Testing prototypes is no easy task. Clock speeds are skyrocketing, bandwidths are ballooning, IC geometries are shrinking, and connections are disappearing. To date, designers appear to have the tools necessary to test and debug their prototypes. But how about three to five years down the line? Will designers still be using general test equipment, such as DSOs, logic analyzers, and meters, to test their communications prototypes? In my opinion, yes. But I also expect specialized test equipment to become more prevalent on the design bench.
General test equipment saw some interesting developments last year. For the first time, a DSO—Agilent's Infinium—was endowed with voice-recognition capability. Should all DSOs offer this feature in the future, at least as an option? I think so, because probing a board is difficult. Designers need test instruments that make probing easier, not harder, and voice recognition is one way to do this.
DSOs Get Specific
DSOs have long been seen as general-purpose instruments. But in the last few years, they've targeted specific industries, such as telecommunications, data communications, and computing. Both design and test engineers often have to make very specific measurements because of interoperability and compliance requirements. We've reported on this trend in recent years, and it will certainly continue in the future. We may actually see instruments that are specifically labeled "communications scopes," "computing scopes," or other types of scopes, rather than "general DSOs."
We're also seeing the integration of web servers into test instruments. Such a feature lets designers control instruments like logic analyzers from remote locations. Just as we all log on to the Internet today to get stock prices and sports scores, in the future, we'll be able to check waveforms on our test gear from anywhere at any time.

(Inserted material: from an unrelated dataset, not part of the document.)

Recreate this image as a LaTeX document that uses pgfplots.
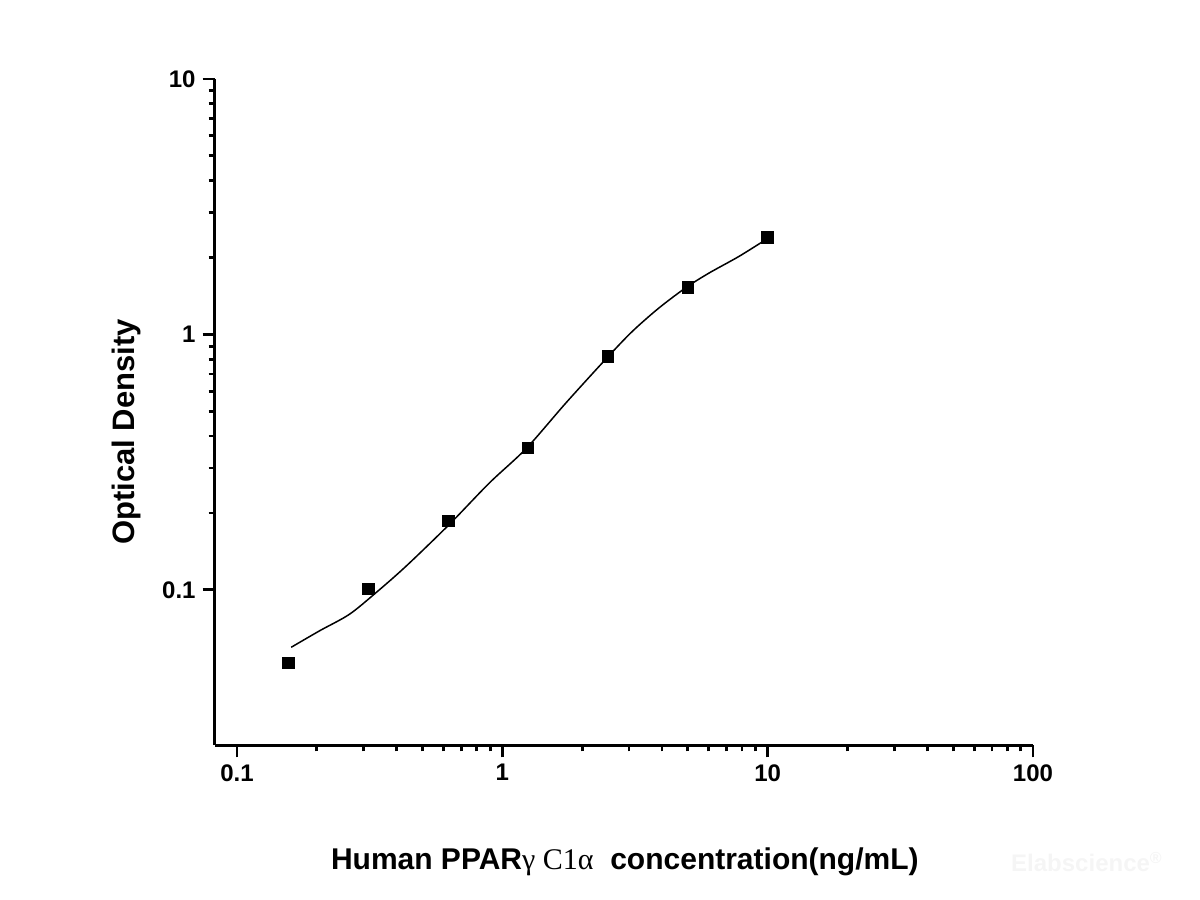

Generally, though, last year's big breakthroughs in general test equipment came in acquisition speed and memory—faster and deeper, as they say. These kinds of improvements are necessary in order to keep pace with the "bleeding edge" of technology, and they will continue well on into the future.
As Mike Lauterbach, director of product management at LeCroy, explains it, testing and troubleshooting a board requires a long acquisition memory. And then to compute the answers—the application-specific answers—a good processing engine with lots of RAM is necessary.
"In the best of all possible worlds," says LeCroy's Lauterbach, "you can buy yourself a really nice general-purpose oscilloscope and have this customized test package that does what you want when you have to make specific measurements."
Lauterbach also thinks that clock inputs, which LeCroy now has on its scopes, will be a key feature for communications work in the future. "The ability to supply an external clock into the communications testing device is a key element," he notes. "It's something that the general-purpose market does not ask for, but the communications market absolutely stresses it."
Last year, we also saw DSOs decrease in physical size in one case (the Tektronix TDS 3054), and increase in display size in another (the LeCroy Waverunner). If these trends continue, we soon may see 1-GHz or higher palm DSOs, along with scopes featuring display sizes as large as some modern notebooks. It's all about test equipment leveraging off advances in PC technology.
This will continue to occur, not only in hardware but in software as well. We've already seen examples of test equipment employing the Windows operating system, and more are on the way. A Windows OS brings a familiar look and feel to test equipment, while enabling test-equipment manufacturers to easily add features like connectivity and printer support.